Open benob opened 10 years ago
I'm working on a user-friendly way to do that. In the meantime, you can add entries to ~/.jtrans/res_<date>/dicoperso
OK for adding phonetizations, I think it's already supported. But reviewing the phonetizations is another story ;-) There are 3 phonetizers: dico, WEKA decision tree and stupid rules (mainly for numerics). All of these are converted into a JSAPI grammar. You can of course look at the phonetizations that have been chosen by Viterbi, simply by looking at the phonetic alignment. But if you want to know all phonetization candidates, then this is given by the JSAPI grammar, which, I think may actually be saved in a file during the alignment process. But this is not very user friendly ;-)
JSAPI grammars aren't written to a file during the new Viterbi alignment process (StateGraph assembles word grammars by itself). Nowadays StateGraph.getRules()

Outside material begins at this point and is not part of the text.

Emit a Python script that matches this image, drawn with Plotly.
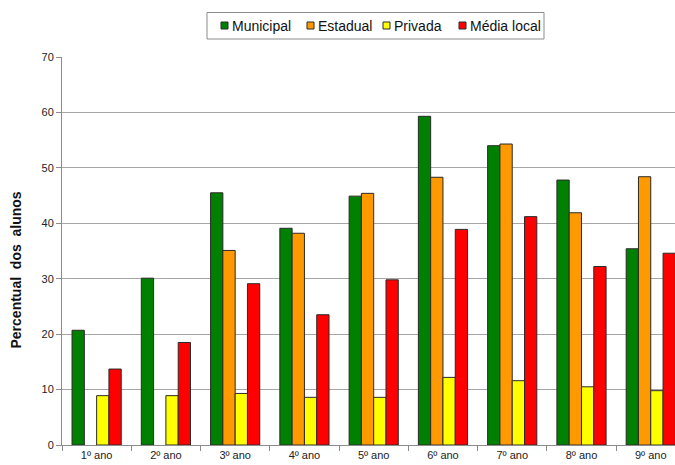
import plotly.graph_objects as go

# School years on the category axis
anos = ["1º ano", "2º ano", "3º ano", "4º ano", "5º ano",
        "6º ano", "7º ano", "8º ano", "9º ano"]

# Percentage of students per school network
municipal = [20.7, 30.1, 45.5, 39.1, 44.9, 59.3, 54.0, 47.8, 35.4]
estadual = [None, None, 35.1, 38.2, 45.4, 48.3, 54.3, 41.9, 48.4]
privada = [8.9, 8.9, 9.3, 8.6, 8.6, 12.2, 11.6, 10.5, 9.8]
media_local = [13.7, 18.5, 29.1, 23.5, 29.8, 38.9, 41.2, 32.2, 34.6]

nomes = ["Municipal", "Estadual", "Privada", "Média local"]
valores = [municipal, estadual, privada, media_local]
cores = ["#008000", "#FF9900", "#FFFF00", "#FF0000"]

W, H = 675, 465
ML, MR, MT, MB = 62, 0, 57, 20
PW, PH = W - ML - MR, H - MT - MB


def px_x(px):
    """Pixel column -> paper x."""
    return (px - ML) / PW


def px_y(py):
    """Pixel row -> paper y."""
    return (H - MB - py) / PH


fig = go.Figure()
for nome, vals, cor in zip(nomes, valores, cores):
    fig.add_trace(go.Bar(
        x=anos, y=vals, name=nome,
        marker=dict(color=cor, line=dict(color="#2a2a2a", width=1)),
    ))

font_family = "Liberation Sans, Arial, sans-serif"

# Boxed legend row above the plot: small square swatch + label per series
shapes = [dict(type="rect", xref="paper", yref="paper",
               x0=px_x(207), x1=px_x(544), y0=px_y(39), y1=px_y(12.5),
               line=dict(color="#8c8c8c", width=1), fillcolor="white")]
annotations = []
swatch_x = [221, 307, 383, 459]
for nome, cor, sx in zip(nomes, cores, swatch_x):
    shapes.append(dict(type="rect", xref="paper", yref="paper",
                       x0=px_x(sx), x1=px_x(sx + 7), y0=px_y(29), y1=px_y(22),
                       line=dict(color="#2a2a2a", width=1), fillcolor=cor))
    annotations.append(dict(xref="paper", yref="paper", x=px_x(sx + 9),
                            y=px_y(25.5), xanchor="left", yanchor="middle",
                            text=nome, showarrow=False,
                            font=dict(family=font_family, size=14,
                                      color="#111111")))

# Vertical y-axis title
annotations.append(dict(xref="paper", yref="paper", x=px_x(15.5),
                        y=px_y(270), xanchor="center", yanchor="middle",
                        text="<b>Percentual  dos  alunos</b>", textangle=-90,
                        showarrow=False,
                        font=dict(family=font_family, size=14,
                                  color="#111111")))

fig.update_layout(
    width=W, height=H,
    margin=dict(l=ML, r=MR, t=MT, b=MB),
    paper_bgcolor="white", plot_bgcolor="white",
    barmode="group", bargap=0.29, bargroupgap=0,
    font=dict(family=font_family, size=11, color="#222222"),
    showlegend=False,
    shapes=shapes, annotations=annotations,
    xaxis=dict(
        type="category", range=[-0.5, 8.35],
        showline=True, linecolor="#8c8c8c", linewidth=1,
        ticks="outside", tickson="boundaries", ticklen=5, tickcolor="#8c8c8c",
        showgrid=False, tickfont=dict(size=11, color="#222222"),
    ),
    yaxis=dict(
        range=[0, 70], dtick=10, tick0=0,
        showline=True, linecolor="#8c8c8c", linewidth=1,
        ticks="outside", ticklen=5, tickcolor="#8c8c8c",
        showgrid=True, gridcolor="#a6a6a6", gridwidth=1,
        zeroline=False, tickfont=dict(size=11, color="#222222"),
    ),
)

fig.write_html("out.html")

has the final say in rule retrieval/conversion for phonetization candidates.
Edit: I was thinking an easy way of enabling the review of unknown words would be to highlight those that were phonetized from the WEKA decision tree in a different color (in the GUI). On the CLI, unknown words are already output to the console, albeit not in an easily greppable way (but that's easy to fix).
It would be great to be able to review phonetizations generated for unknown words and be able to correct them (both GUI and CLI)